Why Real Madrid’s hero and Liverpool’s villain weren’t so different after all
In the arid heat of the sweltering Olimpiyskiy Stadium in Kyiv, a ball drifted from left to right and into the penalty area, the glow of the floodlights bouncing off its surface and into the night sky.
Gareth Bale swivelled rearward, dropped his shoulder blades back as if settling into an invisible hammock inside the box, propelled his left leg at a right-angle towards the heavens, and hit a shot into the top corner so unerring, so perfectly timed, so wrought with wrath, that it could have burnt a searing hole through a literal iron curtain if one had stood in its in way that night in Ukraine.
As football analysis and punditry have evolved in the information age, elite-level players are increasingly judged on their data, the numbers they produce both in front of goal and in their season-long all-around play, rather than on their moments of brilliance.

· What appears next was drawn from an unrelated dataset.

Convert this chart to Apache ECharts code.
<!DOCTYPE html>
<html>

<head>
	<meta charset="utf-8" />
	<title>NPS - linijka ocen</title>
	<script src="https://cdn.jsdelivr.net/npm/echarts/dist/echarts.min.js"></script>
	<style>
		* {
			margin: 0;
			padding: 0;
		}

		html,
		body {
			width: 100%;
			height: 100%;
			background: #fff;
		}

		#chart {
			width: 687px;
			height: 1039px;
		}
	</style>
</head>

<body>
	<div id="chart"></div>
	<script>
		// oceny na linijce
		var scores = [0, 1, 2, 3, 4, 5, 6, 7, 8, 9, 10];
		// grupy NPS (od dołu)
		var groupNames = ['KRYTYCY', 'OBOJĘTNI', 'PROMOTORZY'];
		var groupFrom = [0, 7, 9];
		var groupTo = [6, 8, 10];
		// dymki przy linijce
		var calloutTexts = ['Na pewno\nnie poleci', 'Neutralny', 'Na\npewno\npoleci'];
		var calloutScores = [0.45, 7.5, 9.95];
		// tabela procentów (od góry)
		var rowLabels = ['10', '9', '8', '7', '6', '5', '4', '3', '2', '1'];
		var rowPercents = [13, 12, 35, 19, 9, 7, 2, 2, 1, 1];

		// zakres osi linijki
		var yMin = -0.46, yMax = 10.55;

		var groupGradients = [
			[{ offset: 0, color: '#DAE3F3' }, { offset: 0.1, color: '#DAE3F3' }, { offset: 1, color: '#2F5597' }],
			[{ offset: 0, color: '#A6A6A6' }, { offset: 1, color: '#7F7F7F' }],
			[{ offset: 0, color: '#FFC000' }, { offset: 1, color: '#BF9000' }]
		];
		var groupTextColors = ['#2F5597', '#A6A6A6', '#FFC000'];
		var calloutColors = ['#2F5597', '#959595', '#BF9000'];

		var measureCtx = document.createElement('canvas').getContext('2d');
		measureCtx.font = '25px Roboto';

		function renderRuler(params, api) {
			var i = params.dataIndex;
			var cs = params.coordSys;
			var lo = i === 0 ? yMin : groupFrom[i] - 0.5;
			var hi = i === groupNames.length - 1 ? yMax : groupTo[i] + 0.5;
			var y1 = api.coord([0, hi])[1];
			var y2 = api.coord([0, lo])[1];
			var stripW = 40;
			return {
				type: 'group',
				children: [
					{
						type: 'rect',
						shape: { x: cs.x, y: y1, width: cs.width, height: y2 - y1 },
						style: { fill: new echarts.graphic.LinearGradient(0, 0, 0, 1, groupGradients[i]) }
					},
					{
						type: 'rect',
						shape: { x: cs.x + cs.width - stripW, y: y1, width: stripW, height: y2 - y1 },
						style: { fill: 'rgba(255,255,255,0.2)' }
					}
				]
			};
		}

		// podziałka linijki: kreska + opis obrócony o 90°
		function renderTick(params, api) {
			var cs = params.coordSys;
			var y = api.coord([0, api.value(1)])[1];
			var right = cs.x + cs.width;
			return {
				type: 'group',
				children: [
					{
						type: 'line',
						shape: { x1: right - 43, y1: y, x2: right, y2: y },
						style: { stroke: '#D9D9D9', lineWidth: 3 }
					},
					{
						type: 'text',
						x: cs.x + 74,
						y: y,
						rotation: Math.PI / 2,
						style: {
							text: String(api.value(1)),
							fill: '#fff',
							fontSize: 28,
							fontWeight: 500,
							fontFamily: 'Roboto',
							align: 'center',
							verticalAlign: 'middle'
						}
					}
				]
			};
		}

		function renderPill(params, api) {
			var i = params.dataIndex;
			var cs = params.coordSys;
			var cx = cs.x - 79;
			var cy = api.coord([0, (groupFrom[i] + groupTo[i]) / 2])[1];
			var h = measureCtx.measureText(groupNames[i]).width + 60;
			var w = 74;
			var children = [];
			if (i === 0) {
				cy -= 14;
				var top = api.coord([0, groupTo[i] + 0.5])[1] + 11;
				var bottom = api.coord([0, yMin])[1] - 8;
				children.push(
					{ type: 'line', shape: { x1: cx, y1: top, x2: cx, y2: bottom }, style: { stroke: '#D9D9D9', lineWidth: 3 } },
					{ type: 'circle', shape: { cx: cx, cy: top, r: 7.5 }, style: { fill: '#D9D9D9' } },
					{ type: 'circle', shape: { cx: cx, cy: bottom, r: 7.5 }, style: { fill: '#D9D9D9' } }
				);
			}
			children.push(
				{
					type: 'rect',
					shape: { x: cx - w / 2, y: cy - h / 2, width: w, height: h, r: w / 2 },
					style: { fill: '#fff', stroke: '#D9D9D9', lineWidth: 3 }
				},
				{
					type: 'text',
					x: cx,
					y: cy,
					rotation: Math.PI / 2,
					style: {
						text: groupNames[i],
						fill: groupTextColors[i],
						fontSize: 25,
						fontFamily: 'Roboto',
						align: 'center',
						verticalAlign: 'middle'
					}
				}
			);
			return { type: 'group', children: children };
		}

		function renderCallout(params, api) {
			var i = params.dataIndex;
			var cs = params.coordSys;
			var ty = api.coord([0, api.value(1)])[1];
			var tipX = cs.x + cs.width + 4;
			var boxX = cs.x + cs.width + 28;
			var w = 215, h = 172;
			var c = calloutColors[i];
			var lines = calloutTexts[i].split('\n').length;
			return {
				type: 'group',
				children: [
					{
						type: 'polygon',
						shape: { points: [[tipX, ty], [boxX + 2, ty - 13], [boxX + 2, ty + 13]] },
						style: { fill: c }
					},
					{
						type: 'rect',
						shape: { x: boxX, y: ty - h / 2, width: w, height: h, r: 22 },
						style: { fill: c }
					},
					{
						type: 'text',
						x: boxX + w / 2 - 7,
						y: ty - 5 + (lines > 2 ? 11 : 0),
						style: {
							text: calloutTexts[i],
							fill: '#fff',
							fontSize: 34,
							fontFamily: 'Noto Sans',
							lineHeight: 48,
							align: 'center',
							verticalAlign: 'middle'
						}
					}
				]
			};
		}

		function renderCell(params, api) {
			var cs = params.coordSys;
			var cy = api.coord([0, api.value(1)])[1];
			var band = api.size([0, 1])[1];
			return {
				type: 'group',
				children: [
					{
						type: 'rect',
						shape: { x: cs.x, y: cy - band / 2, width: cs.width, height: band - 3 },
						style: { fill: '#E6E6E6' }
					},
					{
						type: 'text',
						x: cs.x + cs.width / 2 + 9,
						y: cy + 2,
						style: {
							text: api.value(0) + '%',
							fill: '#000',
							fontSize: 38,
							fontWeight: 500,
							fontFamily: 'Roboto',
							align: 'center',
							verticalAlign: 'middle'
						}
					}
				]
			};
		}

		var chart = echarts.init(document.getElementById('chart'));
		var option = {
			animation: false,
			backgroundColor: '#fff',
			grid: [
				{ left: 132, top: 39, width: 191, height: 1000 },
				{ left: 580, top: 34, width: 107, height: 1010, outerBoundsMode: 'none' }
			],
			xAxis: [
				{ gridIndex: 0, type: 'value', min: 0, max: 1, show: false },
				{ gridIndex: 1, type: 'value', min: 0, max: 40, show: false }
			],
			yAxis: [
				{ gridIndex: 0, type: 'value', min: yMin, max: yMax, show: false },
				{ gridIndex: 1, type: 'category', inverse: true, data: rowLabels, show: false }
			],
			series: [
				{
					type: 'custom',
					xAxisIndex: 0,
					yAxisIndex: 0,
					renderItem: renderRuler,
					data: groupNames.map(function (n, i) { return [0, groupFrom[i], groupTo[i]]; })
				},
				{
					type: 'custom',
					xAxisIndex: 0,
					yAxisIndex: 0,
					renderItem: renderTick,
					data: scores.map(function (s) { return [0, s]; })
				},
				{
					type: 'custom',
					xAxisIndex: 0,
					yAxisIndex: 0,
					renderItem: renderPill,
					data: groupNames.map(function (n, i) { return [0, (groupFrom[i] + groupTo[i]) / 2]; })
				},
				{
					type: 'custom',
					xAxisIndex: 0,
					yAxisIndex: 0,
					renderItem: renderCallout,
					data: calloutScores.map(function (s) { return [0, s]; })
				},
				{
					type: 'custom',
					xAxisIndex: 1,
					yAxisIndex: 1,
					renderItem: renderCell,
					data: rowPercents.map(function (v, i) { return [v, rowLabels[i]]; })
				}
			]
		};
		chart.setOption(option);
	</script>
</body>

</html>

That is of course a much more efficient and downright useful way of appraising a player’s efficacy and efficiency. But raw numbers are not why anybody loves football, nor why the greatest players are remembered long after they have finished playing.
Moments where a footballer produces a morsel of talent so unquantifiable, so incomprehensible to a mere mortal, are the reason they are so adored and why their legacies outlast not just their sporting careers but their time on this Earth.
Diego Maradona has passed away but will live forever because of his spectacular solo goal against England and the handball which followed it. Lionel Messi and Cristiano Ronaldo may have competed with one another for goalscoring records throughout their careers, but the Argentinian’s goal against Bayern Munich which left Jerome Boateng sprawled on the floor and the Portuguese’s free-kick against Portsmouth are the things which truly make you feel something.
Gareth Bale is possibly the greatest British footballer of all-time. His achievements with Real Madrid include three league titles, four Champions Leagues, and 106 goals. He has contributed immense performances to a golden age in the history of football’s most successful and famous club, on the kind of scale no observer would have dreamed of when he started out at left-back for Southampton and Tottenham Hotspur.
That overhead kick in Kyiv, on the night Real Madrid beat Liverpool 3-1 to win a third consecutive European Cup, deserves to be remembered as the finest moment in the illustrious history of one of the most riotously talented forwards to have played the game in the 21st century
It is a spellbinding goal. I watched from the Liverpool end, hopeful but cautious after Sadio Mane’s equaliser, as Marcelo’s cross drifted into the area and was met by Bale thunderous foot. It was a spectacular, stupefying, stomach-churning punch in the gut. I have never seen the goal back, not because it hurts too much to watch, but because I do not want my memory of its brilliance to be merged with stylised TV replays and slo-mo footage.
Bale scored a second goal that night, of course, which sealed the win and doomed Liverpool to their fate. That was a pot shot from distance, struck directly at goalkeeper Loris Karius, who lost concentration and allowed the ball to slip between his hands and into the net. That followed his enormous error for the first goal of the evening, when he rolled the ball directly into the path of Karim Benzema for the French striker to pass into an empty net.
If Bale’s performance and sublime piece of skill should be immortalised as the defining moment of his sporting life, then those errors must also rank and Karius’. An attempt was made to excuse the German’s fallibility on the grounds of concussion in the aftermath, but the reality was he simply crumbled on the biggest stage of all on a scale that in truth has never been seen before or since in football.
Karius subsequently has not made a single competitive appearance for Liverpool, despite remaining on the club’s books four years later, his career essentially ending that night in the Olimpiyskiy, a sort of space age illuminated torture chamber sitting in the middle of downtown Kyiv.
What is peculiar, though, is that Bale’s career followed a very similar path. Since that match in May 2019, the 32-year-old has played only 69 times for Real Madrid, scoring 18 goals. That waning influence has been caused by a combination of consistent injuries, declining popularity with his team-mates and supporters, and his preference for ensuring his availability for Wales fixtures.
This season, Bale has made a total of only seven Real Madrid appearances, and is set to be left out of the squad which will contest the final. Like Karius’ spells with Besiktas and Union Berlin, Bale endured a doomed loan spell in an attempt to reinvigorate his career at former club Spurs, and now both will be sat at home or in a hotel room watching on as the two clubs which still pay their wages compete in the showpiece event that men both defined only four years ago. Both of their club football careers essentially ended on the same night.
What Bale and Karius’ not too dissimilar career paths after their disparate performances in Ukraine show is that footballers themselves can only enjoy their careers moment to moment, because whether they are coming off the ultimate high or the most dejecting of lows, they have precious little control over what follows.
But for Bale at least, the power of his glorious goal should be more than enough for him, Real Madrid supporters, and football fans everywhere to revel in for the rest of time.